→ Task directions: Extract every line below that contains the word "with".

→ Information supplied:

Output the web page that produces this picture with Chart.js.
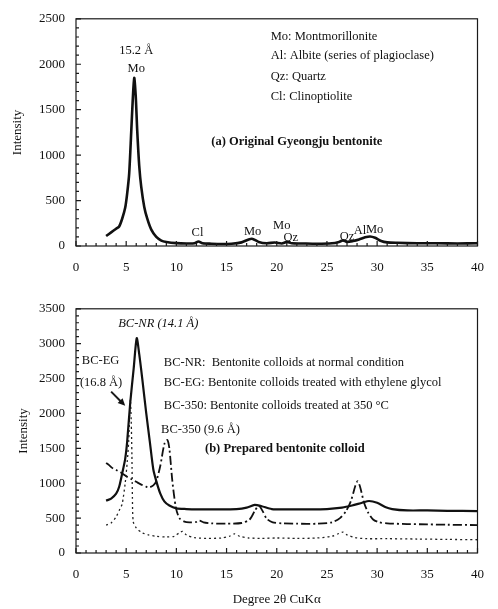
<!DOCTYPE html>
<html>
<head>
<meta charset="utf-8">
<script src="https://cdn.jsdelivr.net/npm/chart.js"></script>
<style>
    body { margin: 0; background: #fff; }
    #wrap { position: relative; width: 498px; height: 609px; }
    #top_box { position: absolute; left: 0; top: 0; width: 498px; height: 290px; }
    #bot_box { position: absolute; left: 0; top: 290px; width: 498px; height: 319px; }
</style>
</head>
<body>
<div id="wrap">
    <div id="top_box"><canvas id="chart_a"></canvas></div>
    <div id="bot_box"><canvas id="chart_b"></canvas></div>
</div>
<script>
// (a) Original Gyeongju bentonite
const a_theta = [3.0, 3.5, 4.0, 4.3, 4.6, 4.9, 5.1, 5.3, 5.5, 5.65, 5.8, 5.95, 6.1, 6.3, 6.5, 6.8, 7.1, 7.5, 8.0, 8.5, 9.0, 10, 11, 11.8, 12.2, 12.6, 13.5, 14.5, 15.5, 16.5, 17.2, 17.6, 18.2, 19.0, 19.8, 20.5, 21.0, 21.5, 22.5, 24, 25.5, 26.2, 26.6, 27.0, 27.6, 28.2, 28.8, 29.3, 29.8, 30.4, 31, 32, 34, 36, 38, 40];
const a_int   = [110, 150, 190, 215, 300, 420, 580, 800, 1250, 1600, 1850, 1650, 1270, 880, 650, 430, 300, 180, 100, 60, 45, 32, 28, 30, 50, 30, 25, 22, 25, 40, 72, 78, 45, 30, 38, 28, 45, 30, 28, 25, 30, 45, 62, 45, 55, 72, 95, 105, 90, 55, 40, 35, 30, 30, 28, 30];

// (b) Prepared bentonite colloid
const nr_theta = [3.0, 3.5, 4.0, 4.3, 4.6, 4.9, 5.1, 5.4, 5.75, 6.05, 6.3, 6.6, 7.0, 7.35, 7.7, 8.0, 8.4, 8.8, 9.3, 10, 11, 12, 14, 16, 17.0, 17.8, 18.5, 19.5, 21, 23, 25, 26.5, 27.5, 28.5, 29.2, 30.0, 30.8, 31.5, 33, 35, 37, 40];
const nr_int   = [750, 780, 850, 950, 1140, 1350, 1600, 2150, 2650, 3080, 2850, 2500, 2000, 1600, 1200, 1030, 850, 740, 680, 640, 630, 625, 625, 630, 650, 690, 670, 630, 625, 625, 630, 650, 680, 720, 745, 720, 660, 630, 610, 610, 605, 600];

const eg_theta = [3.0, 3.5, 4.0, 4.4, 4.6, 4.9, 5.1, 5.25, 5.35, 5.42, 5.5, 5.57, 5.62, 5.7, 6.0, 6.6, 7.2, 8, 9, 9.8, 10.3, 10.6, 11.0, 11.8, 13, 14.5, 15.3, 15.8, 16.3, 17.2, 18.5, 20, 22, 24, 25.5, 26.2, 26.6, 27.0, 27.8, 29, 31, 34, 37, 40];
const eg_int   = [400, 430, 520, 640, 700, 1000, 1300, 1600, 2000, 2200, 1900, 1400, 800, 450, 360, 290, 260, 240, 230, 240, 290, 310, 260, 220, 210, 215, 240, 275, 240, 215, 210, 215, 210, 215, 240, 280, 300, 260, 220, 205, 205, 200, 195, 190];

const h350_theta = [3.0, 3.3, 3.6, 4.0, 4.5, 5.0, 5.5, 6.0, 6.5, 7.0, 7.3, 7.7, 8.0, 8.4, 8.8, 9.1, 9.3, 9.6, 9.95, 10.3, 10.8, 11.3, 12.0, 12.3, 12.7, 13.5, 15, 16.5, 17.3, 17.8, 18.2, 18.6, 19.0, 19.6, 20.5, 22, 24, 25.5, 26.3, 26.9, 27.4, 27.8, 28.05, 28.3, 28.7, 29.1, 29.6, 30.2, 31, 33, 35, 37, 40];
const h350_int   = [1290, 1260, 1220, 1190, 1150, 1100, 1060, 1020, 980, 950, 940, 970, 1030, 1250, 1560, 1620, 1500, 1030, 650, 500, 450, 440, 445, 465, 440, 425, 420, 430, 480, 600, 680, 600, 490, 440, 425, 420, 420, 440, 500, 600, 750, 950, 1030, 950, 720, 580, 480, 440, 425, 415, 410, 405, 400];

const x_min = 0, x_max = 40, x_step = 5;
const a_y_max = 2500, b_y_max = 3500, y_step = 500;

const serif = "'Liberation Serif', 'Times New Roman', serif";

function toPoints(xs, ys) {
    let res = [];
    for (let i = 0; i < xs.length; i++) {
        res.push({ x: xs[i], y: ys[i] });
    }
    return res;
}

// frame, inward ticks and text notes
const framePlugin = {
    id: 'frame',
    afterDraw(chart, args, opts) {
        const ctx = chart.ctx;
        const a = chart.chartArea;
        const xs = chart.scales.x, ys = chart.scales.y;
        ctx.save();
        ctx.strokeStyle = '#1a1a1a';
        ctx.lineWidth = 1.2;
        ctx.strokeRect(a.left, a.top, a.right - a.left, a.bottom - a.top);
        ctx.beginPath();
        xs.ticks.forEach(t => {
            let px = xs.getPixelForValue(t.value);
            let len = t.value % x_step === 0 ? 5 : 3;
            ctx.moveTo(px, a.bottom);
            ctx.lineTo(px, a.bottom - len);
        });
        ys.ticks.forEach(t => {
            let py = ys.getPixelForValue(t.value);
            let len = t.value % y_step === 0 ? 5 : 3;
            ctx.moveTo(a.left, py);
            ctx.lineTo(a.left + len, py);
        });
        ctx.stroke();

        ctx.fillStyle = '#111';
        ctx.textBaseline = 'middle';
        (opts.notes || []).forEach(n => {
            ctx.font = (n.style || '') + ' 12.5px ' + serif;
            ctx.textAlign = n.align || 'center';
            ctx.fillText(n.text, xs.getPixelForValue(n.x), ys.getPixelForValue(n.y));
        });

        (opts.arrows || []).forEach(ar => {
            let x1 = xs.getPixelForValue(ar.x1), y1 = ys.getPixelForValue(ar.y1);
            let x2 = xs.getPixelForValue(ar.x2), y2 = ys.getPixelForValue(ar.y2);
            let ang = Math.atan2(y2 - y1, x2 - x1);
            ctx.lineWidth = 2;
            ctx.beginPath();
            ctx.moveTo(x1, y1);
            ctx.lineTo(x2 - 4 * Math.cos(ang), y2 - 4 * Math.sin(ang));
            ctx.stroke();
            ctx.beginPath();
            ctx.moveTo(x2, y2);
            ctx.lineTo(x2 - 8 * Math.cos(ang - 0.45), y2 - 8 * Math.sin(ang - 0.45));
            ctx.lineTo(x2 - 8 * Math.cos(ang + 0.45), y2 - 8 * Math.sin(ang + 0.45));
            ctx.closePath();
            ctx.fill();
        });
        ctx.restore();
    }
};

function makeOptions(yMax, titlePad, xTitle, notes, arrows) {
    return {
        responsive: true,
        maintainAspectRatio: false,
        animation: false,
        layout: { padding: { top: 15, right: 11, left: 0, bottom: 0 } },
        elements: { point: { radius: 0 }, line: { tension: 0.25 } },
        plugins: {
            legend: { display: false },
            tooltip: { enabled: false },
            frame: { notes: notes, arrows: arrows }
        },
        scales: {
            x: {
                type: 'linear',
                min: x_min,
                max: x_max,
                grid: { display: false, drawTicks: false },
                border: { display: false },
                ticks: {
                    stepSize: 1,
                    autoSkip: false,
                    maxRotation: 0,
                    padding: 14,
                    color: '#111',
                    font: { family: serif, size: 13 },
                    callback: v => (v % x_step === 0 ? v : '')
                },
                title: xTitle,
                afterFit: s => { s.height = xTitle.display ? 56 : 44; }
            },
            y: {
                min: 0,
                max: yMax,
                grid: { display: false, drawTicks: false },
                border: { display: false },
                ticks: {
                    stepSize: 100,
                    autoSkip: false,
                    padding: 11,
                    color: '#111',
                    font: { family: serif, size: 13 },
                    callback: v => (v % y_step === 0 ? v : '')
                },
                title: {
                    display: true,
                    text: 'Intensity',
                    color: '#111',
                    font: { family: serif, size: 13 },
                    padding: { top: titlePad, bottom: 0 }
                },
                afterFit: s => { s.width = 76; }
            }
        }
    };
}

const notes_a = [
    { text: '15.2 Å', x: 6.0, y: 2154 },
    { text: 'Mo', x: 6.0, y: 1948 },
    { text: 'Cl', x: 12.1, y: 141 },
    { text: 'Mo', x: 17.6, y: 152 },
    { text: 'Mo', x: 20.5, y: 227 },
    { text: 'Qz', x: 21.4, y: 87 },
    { text: 'Qz', x: 27.0, y: 97 },
    { text: 'Al', x: 28.3, y: 173 },
    { text: 'Mo', x: 29.75, y: 184 },
    { text: 'Mo: Montmorillonite', x: 19.4, y: 2305, align: 'left' },
    { text: 'Al: Albite (series of plagioclase)', x: 19.4, y: 2089, align: 'left' },
    { text: 'Qz: Quartz', x: 19.4, y: 1861, align: 'left' },
    { text: 'Cl: Clinoptiolite', x: 19.4, y: 1645, align: 'left' },
    { text: '(a) Original Gyeongju bentonite', x: 22.0, y: 1147, style: 'bold' }
];

const notes_b = [
    { text: 'BC-NR (14.1 Å)', x: 8.2, y: 3286, style: 'italic' },
    { text: 'BC-EG', x: 2.45, y: 2750 },
    { text: '(16.8 Å)', x: 2.5, y: 2440 },
    { text: 'BC-350 (9.6 Å)', x: 12.4, y: 1763 },
    { text: 'BC-NR:  Bentonite colloids at normal condition', x: 8.75, y: 2722, align: 'left' },
    { text: 'BC-EG: Bentonite colloids treated with ethylene glycol', x: 8.75, y: 2440, align: 'left' },
    { text: 'BC-350: Bentonite colloids treated at 350 °C', x: 8.75, y: 2116, align: 'left' },
    { text: '(b) Prepared bentonite colloid', x: 20.8, y: 1495, style: 'bold' }
];
const arrows_b = [{ x1: 3.5, y1: 2313, x2: 4.9, y2: 2110 }];

new Chart(document.getElementById('chart_a'), {
    type: 'line',
    data: {
        datasets: [{
            label: 'Original Gyeongju bentonite',
            data: toPoints(a_theta, a_int),
            borderColor: '#111',
            borderWidth: 2.6
        }]
    },
    options: makeOptions(a_y_max, 10, { display: false }, notes_a, []),
    plugins: [framePlugin]
});

new Chart(document.getElementById('chart_b'), {
    type: 'line',
    data: {
        datasets: [
            {
                label: 'BC-NR',
                data: toPoints(nr_theta, nr_int),
                borderColor: '#111',
                borderWidth: 2.2
            },
            {
                label: 'BC-EG',
                data: toPoints(eg_theta, eg_int),
                borderColor: '#222',
                borderWidth: 1.3,
                borderDash: [2, 3]
            },
            {
                label: 'BC-350',
                data: toPoints(h350_theta, h350_int),
                borderColor: '#111',
                borderWidth: 1.8,
                borderDash: [9, 3, 2, 3]
            }
        ]
    },
    options: makeOptions(b_y_max, 16, {
        display: true,
        text: 'Degree 2θ CuKα',
        color: '#111',
        font: { family: serif, size: 13 },
        padding: { top: 0, bottom: 2 }
    }, notes_b, arrows_b),
    plugins: [framePlugin]
});
</script>
</body>
</html>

→ Exercise solution:
Output the web page that produces this picture with Chart.js.
    { text: 'BC-EG: Bentonite colloids treated with ethylene glycol', x: 8.75, y: 2440, align: 'left' },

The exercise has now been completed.